[Exercise instructions]: Could the lines from the start of the data through the line with "plt.rcParams['font.family'] = ['Liberation" be set down exactly, with no pictures among them?

[Supplied information]:
- - - -

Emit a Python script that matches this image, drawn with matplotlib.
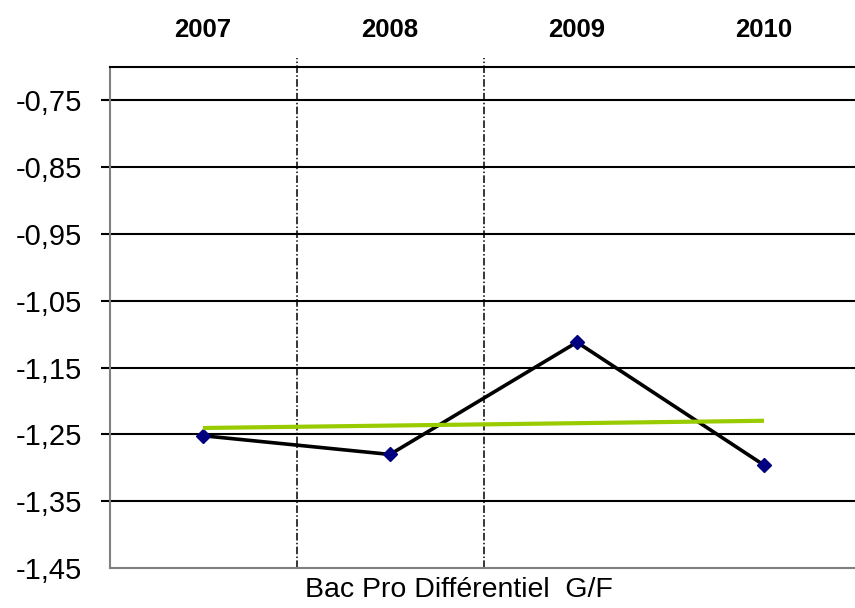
import numpy as np
import matplotlib
matplotlib.use("Agg")
from matplotlib import pyplot as plt
from matplotlib.ticker import FuncFormatter

plt.rcParams['font.family'] = ['Liberation Sans', 'DejaVu Sans']

years = ['2007', '2008', '2009', '2010']
differentiel = [-1.252, -1.280, -1.112, -1.296]
y_ticks = [-0.75, -0.85, -0.95, -1.05, -1.15, -1.25, -1.35, -1.45]
x_title = 'Bac Pro Différentiel  G/F'

x = np.arange(len(years))

fig = plt.figure(figsize=(8.55, 6.08), dpi=100)
ax = fig.add_axes([109.5 / 855, 40 / 608, 748 / 855, 501 / 608])

# horizontal grid at every labelled value
for v in y_ticks[:-1]:
    ax.axhline(v, color='black', lw=1.5, zorder=1)

# dashed separators between the first categories
for b in (0.5, 1.5):
    ax.axvline(b, ymin=0, ymax=1 + 9 / 501, color='black', lw=1.1,
               ls=(0, (5, 1.5, 1, 1.5)), clip_on=False, zorder=1)

ax.plot(x, differentiel, color='black', lw=2.6, zorder=3)
ax.plot(x, differentiel, ls='none', marker='D', ms=7, color='#000080',
        mec='#000080', zorder=4)

# linear trend of the series
slope, inter = np.polyfit(x, differentiel, 1)
ax.plot(x[[0, -1]], slope * x[[0, -1]] + inter, color='#99CC00', lw=3,
        solid_capstyle='butt', zorder=5)

ax.set_xlim(-0.5, 3.5)
ax.set_ylim(-1.45, -0.70)

ax.xaxis.tick_top()
ax.set_xticks(x)
ax.set_xticklabels(years, fontsize=18.5, fontweight='bold')
ax.tick_params(axis='x', length=0, pad=18)

ax.set_yticks(y_ticks)
ax.yaxis.set_major_formatter(FuncFormatter(lambda v, p: f"{v:.2f}".replace('.', ',')))
ax.tick_params(axis='y', length=6.5, width=1.5, color='black', pad=13,
               labelsize=21)
# lowest value sits on the axis itself, no tick mark there
ax.yaxis.get_major_ticks()[-1].tick1line.set_visible(False)

ax.set_xlabel(x_title, fontsize=20.5)
ax.xaxis.set_label_position('bottom')
ax.xaxis.set_label_coords(0.467, -0.018)

ax.spines['top'].set_color('black')
ax.spines['top'].set_linewidth(1.5)
ax.spines['right'].set_visible(False)
for s in ('left', 'bottom'):
    ax.spines[s].set_color('#808080')
    ax.spines[s].set_linewidth(1.5)

fig.savefig('out.png', dpi=100)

- - - -

[Completed exercise]:
Emit a Python script that matches this image, drawn with matplotlib.
import numpy as np
import matplotlib
matplotlib.use("Agg")
from matplotlib import pyplot as plt
from matplotlib.ticker import FuncFormatter

plt.rcParams['font.family'] = ['Liberation Sans', 'DejaVu Sans']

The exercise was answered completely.